Caroline Hack commented on hearing about her commission with the Pevensey Timeline Association, “I’m really excited to be a part of this project.

“I visited Bexhill Museum earlier in the year and their collection and records have been an invaluable starting point.

“I’m developing the Peveney Whale ident by looking at the coastline and maps of the time the whale washed up and using elements of those in my design. I’m also enjoying the challenge of producing an appealing but simple fin whale drawing.”

The tote bag, which traces the coastline from the time, as part of the commissioned ident, features an original drawing of the Pevensey Whale created by Caroline Hack. The tote bag is to go on sale exclusively to residents and visitors on Monday 5 June at the 1066 store in Pevensey Bay.

A spokesman for the Timeline Assocation said, “we are deliberately making the tote bag exclusively available only to residents and visitors initially here in Pevensey Bay because it is where the story of the Peveney Whale began”

The tote bag is expected to become a collectors items and is to retail at £6:45. The bag will continue to be available only locally in the 1066 store in Pevensey Bay throughout June and July.

Suresh Neesarajah who runs the 1066 store told Bay Life “we are delighted to have been chosen exclusively to sell the tote bag in June and July here in Pevensey Bay and look forward to being part of the launch of the national sale of Pevensey Whale merchandise with this first product”.

“We would like to thank the Pevensey Timeline Association for choosing us as the exclusive location to purchase the tote bag.”

Pre-orders are now available from the 1066 store.
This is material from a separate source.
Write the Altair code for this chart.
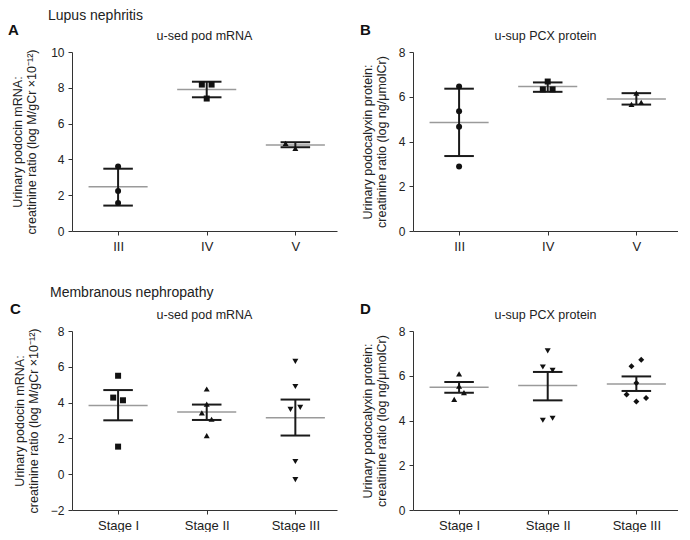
import altair as alt
import pandas as pd

FONT = "Liberation Sans"

# ---------------- Panel A: Lupus nephritis, u-sed pod mRNA ----------------
a_cats = ["III", "IV", "V"]
a_pt_cat = ["III", "III", "III", "IV", "IV", "IV", "V", "V"]
a_pt_val = [3.61, 2.23, 1.57, 8.18, 8.18, 7.40, 4.90, 4.62]
a_pt_slot = [0, 0, 0, -1, 1, 0, -2, 0]
a_mean = [2.47, 7.90, 4.81]
a_lo = [1.42, 7.47, 4.68]
a_hi = [3.48, 8.34, 4.96]

# ---------------- Panel B: Lupus nephritis, u-sup PCX protein ----------------
b_cats = ["III", "IV", "V"]
b_pt_cat = ["III", "III", "III", "III", "IV", "IV", "IV", "V", "V", "V"]
b_pt_val = [6.46, 5.35, 4.66, 2.88, 6.68, 6.33, 6.33, 6.16, 5.66, 5.75]
b_pt_slot = [0, 0, 0, 0, 0, -1, 1, 0, -1, 1]
b_mean = [4.85, 6.46, 5.90]
b_lo = [3.35, 6.22, 5.65]
b_hi = [6.36, 6.64, 6.16]

# ---------------- Panel C: Membranous nephropathy, u-sed pod mRNA ----------------
c_cats = ["Stage I", "Stage II", "Stage III"]
c_pt_cat = ["Stage I"] * 4 + ["Stage II"] * 5 + ["Stage III"] * 6
c_pt_val = [5.50, 4.28, 4.13, 1.54,
            4.76, 3.91, 3.43, 3.07, 2.16,
            6.30, 4.90, 3.62, 3.73, 0.71, -0.30]
c_pt_slot = [0, -1, 1, 0,
             0, 0, -1, 1, 0,
             0, 0, -1, 1, 0, 0]
c_mean = [3.84, 3.47, 3.15]
c_lo = [3.01, 3.03, 2.16]
c_hi = [4.70, 3.89, 4.17]

# ---------------- Panel D: Membranous nephropathy, u-sup PCX protein ----------------
d_cats = ["Stage I", "Stage II", "Stage III"]
d_pt_cat = ["Stage I"] * 4 + ["Stage II"] * 5 + ["Stage III"] * 6
d_pt_val = [6.08, 5.54, 5.25, 4.94,
            7.11, 6.39, 6.24, 4.01, 4.10,
            6.71, 6.43, 5.68, 5.16, 5.01, 4.85]
d_pt_slot = [0, 0, 1, -1,
             0, -1, 1, -1, 1,
             1, -1, 0, -2, 2, 0]
d_mean = [5.49, 5.56, 5.63]
d_lo = [5.24, 4.90, 5.32]
d_hi = [5.72, 6.17, 5.97]

mrna_title = ["Urinary podocin mRNA:", "creatinine ratio (log M/gCr \u00d710\u207b\u00b9\u00b2)"]
pcx_title = ["Urinary podocalyxin protein:", "creatinine ratio (log ng/\u03bcmolCr)"]

W, H = 265, 179
XDOM = [-0.52, 2.47]
SLOT = 0.055   # horizontal spread of one scatter slot, in category units
CAP = 1 / 6
MEANW = 1 / 3


def panel(cats, pt_cat, pt_val, pt_slot, shapes, mean, lo, hi,
          ydom, yvals, ytitle, title, letter, letter_dx, letter_dy, tpad):
    pts = pd.DataFrame({"cat": pt_cat, "value": pt_val, "slot": pt_slot})
    pts["idx"] = pts["cat"].map({c: i for i, c in enumerate(cats)})
    summ = pd.DataFrame({"cat": cats, "idx": list(range(len(cats))),
                         "mean": mean, "lo": lo, "hi": hi})

    label_expr = "[" + ",".join("'%s'" % c for c in cats) + "][datum.value]"
    xscale = alt.Scale(domain=XDOM, nice=False, zero=False)
    yscale = alt.Scale(domain=ydom, nice=False, zero=False)
    xaxis = alt.Axis(values=list(range(len(cats))), labelExpr=label_expr,
                     title=None, labelFontSize=13, labelPadding=5,
                     labelOverlap=False)
    yaxis = alt.Axis(values=yvals, title=ytitle, titlePadding=tpad,
                     labelPadding=4, titleLineHeight=14, labelOverlap=False)

    base_s = alt.Chart(summ)

    mean_line = base_s.transform_calculate(
        x1="datum.idx - %f" % MEANW, x2="datum.idx + %f" % MEANW
    ).mark_rule(color="#9a9a9a", strokeWidth=1.5).encode(
        x=alt.X("x1:Q", scale=xscale, axis=xaxis),
        x2="x2:Q",
        y=alt.Y("mean:Q", scale=yscale, axis=yaxis),
    )
    vbar = base_s.mark_rule(color="#1a1a1a", strokeWidth=2).encode(
        x=alt.X("idx:Q", scale=xscale, axis=xaxis),
        y=alt.Y("lo:Q", scale=yscale, axis=yaxis),
        y2="hi:Q",
    )
    caps_base = base_s.transform_calculate(
        x1="datum.idx - %f" % CAP, x2="datum.idx + %f" % CAP
    )
    cap_lo = caps_base.mark_rule(color="#1a1a1a", strokeWidth=2).encode(
        x=alt.X("x1:Q", scale=xscale, axis=xaxis), x2="x2:Q",
        y=alt.Y("lo:Q", scale=yscale, axis=yaxis),
    )
    cap_hi = caps_base.mark_rule(color="#1a1a1a", strokeWidth=2).encode(
        x=alt.X("x1:Q", scale=xscale, axis=xaxis), x2="x2:Q",
        y=alt.Y("hi:Q", scale=yscale, axis=yaxis),
    )
    points = alt.Chart(pts).transform_calculate(
        xj="datum.idx + datum.slot * %f" % SLOT
    ).mark_point(filled=True, size=36, opacity=1, color="#111111").encode(
        x=alt.X("xj:Q", scale=xscale, axis=xaxis),
        y=alt.Y("value:Q", scale=yscale, axis=yaxis),
        shape=alt.Shape("cat:N", scale=alt.Scale(domain=cats, range=shapes), legend=None),
    )
    lab = alt.Chart(pd.DataFrame({"t": [letter]})).mark_text(
        font=FONT, fontSize=15, fontWeight="bold", align="left", baseline="middle",
        color="#111111"
    ).encode(text="t:N", x=alt.value(letter_dx), y=alt.value(letter_dy))
    sub = alt.Chart(pd.DataFrame({"t": [title]})).mark_text(
        font=FONT, fontSize=12.5, align="center", baseline="middle", color="#222222"
    ).encode(text="t:N", x=alt.value(W / 2), y=alt.value(-16))

    return alt.layer(mean_line, vbar, cap_lo, cap_hi, points, lab, sub).properties(
        width=W, height=H,
    )


A = panel(a_cats, a_pt_cat, a_pt_val, a_pt_slot, ["circle", "square", "triangle-up"],
          a_mean, a_lo, a_hi, [0, 10], [0, 2, 4, 6, 8, 10], mrna_title,
          "u-sed pod mRNA", "A", -64, -22, 12)
B = panel(b_cats, b_pt_cat, b_pt_val, b_pt_slot, ["circle", "square", "triangle-up"],
          b_mean, b_lo, b_hi, [0, 8], [0, 2, 4, 6, 8], pcx_title,
          "u-sup PCX protein", "B", -53, -22, 10)
C = panel(c_cats, c_pt_cat, c_pt_val, c_pt_slot, ["square", "triangle-up", "triangle-down"],
          c_mean, c_lo, c_hi, [-2, 8], [-2, 0, 2, 4, 6, 8], mrna_title,
          "u-sed pod mRNA", "C", -62, -22, 10)
D = panel(d_cats, d_pt_cat, d_pt_val, d_pt_slot, ["triangle-up", "triangle-down", "diamond"],
          d_mean, d_lo, d_hi, [0, 8], [0, 2, 4, 6, 8], pcx_title,
          "u-sup PCX protein", "D", -53, -22, 10)

top = alt.hconcat(A, B, spacing=23).resolve_scale(shape="independent").properties(
    title=alt.TitleParams("Lupus nephritis", anchor="start", fontSize=14,
                          fontWeight="normal", color="#222222", font=FONT, dx=40, offset=0)
)
bottom = alt.hconcat(C, D, spacing=23).resolve_scale(shape="independent").properties(
    title=alt.TitleParams("Membranous nephropathy", anchor="start", fontSize=14,
                          fontWeight="normal", color="#222222", font=FONT, dx=40, offset=2)
)

chart = alt.vconcat(top, bottom, spacing=33).resolve_scale(shape="independent").properties(
    padding={"left": 0, "top": 1, "right": 0, "bottom": 0},
    background="white",
).configure_view(stroke=None).configure_axis(
    labelFont=FONT, titleFont=FONT, labelFontSize=12, titleFontSize=12.5,
    titleFontWeight="normal", labelColor="#222222", titleColor="#222222",
    domainColor="#333333", tickColor="#333333", tickSize=4, grid=False,
    domainWidth=1, tickWidth=1,
)

chart.save("out.html", embed_options={"renderer": "svg", "actions": False})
The Pevensey Timeline Association told Bay Life “this is our story, the story of the Pevensey Whale and the launch of the museum, whilst a national story, is something that is so special and specific to Pevensey Bay that we believe by making this first product available only to the residents and visitors to Pevensey Bay initially, that we will be putting the first stirrings of the Pevensey Whale back on the national map.”

During the story of the beached whale, the name Normans Bay emerged as a location, first promoted, it is believed by a savvy private London train company needing to sell day trips to ‘see the monster whale” with an exact location. The name on the posters Normans Bay stuck. The story may be apocryphal, but nonetheless there appear to be no mentions of a Normans Bay in the British Library archive of local newspapers before this date, so perhaps the story bears scrutiny.

The tote bag is a licenced product by the Pevensey Timeline Association and also bears the name of the mixed media artis , Caroline Hack.

The story of the Pevensey Whale looks set to add another dimension to the visitor profile of Pevensey Bay, feeding from the national attention being drawn by the new museum in Cambridge.

The Pevensey Tmeline Association also plans to reproduce the original report conducted by Royal College Surgeon William Henry Flower at the scene of the beached whale.

New products that will be appearing in the autumn of 2017 in the lead up to the launch of the museum in Cambridge include the Pevensey Whale fisherman’s tin mug and a ruler outlining the length of the whale and including the childrens’ skipping rhyme sung in 1865 about the whale in playgrounds across Sussex.

The Pevensey Timeline Association says that by bringing the story of the Pevensey Whale back to the place where the story began that they are not just helping to put Pevensey Bay on the national history map, but also encouraging local business to see the potential value of what is clearly an extraordinary story to tell and sell locally.

Talking to Bay LIfe a volunteer working with the association said, “It would not surprise me if we see a shop, cafe or some other outlet in the Bay that is named after the Pevensey Whale. it is the kind of profile you see in other small coastal locations to promote specific pieces of history and legend, and it works because visitors love it .

“Perhaps we will be seeing some savvy local entrepreneur picking the story and seeing an opportunity to promote their business somewhere close to the beach where the story began.”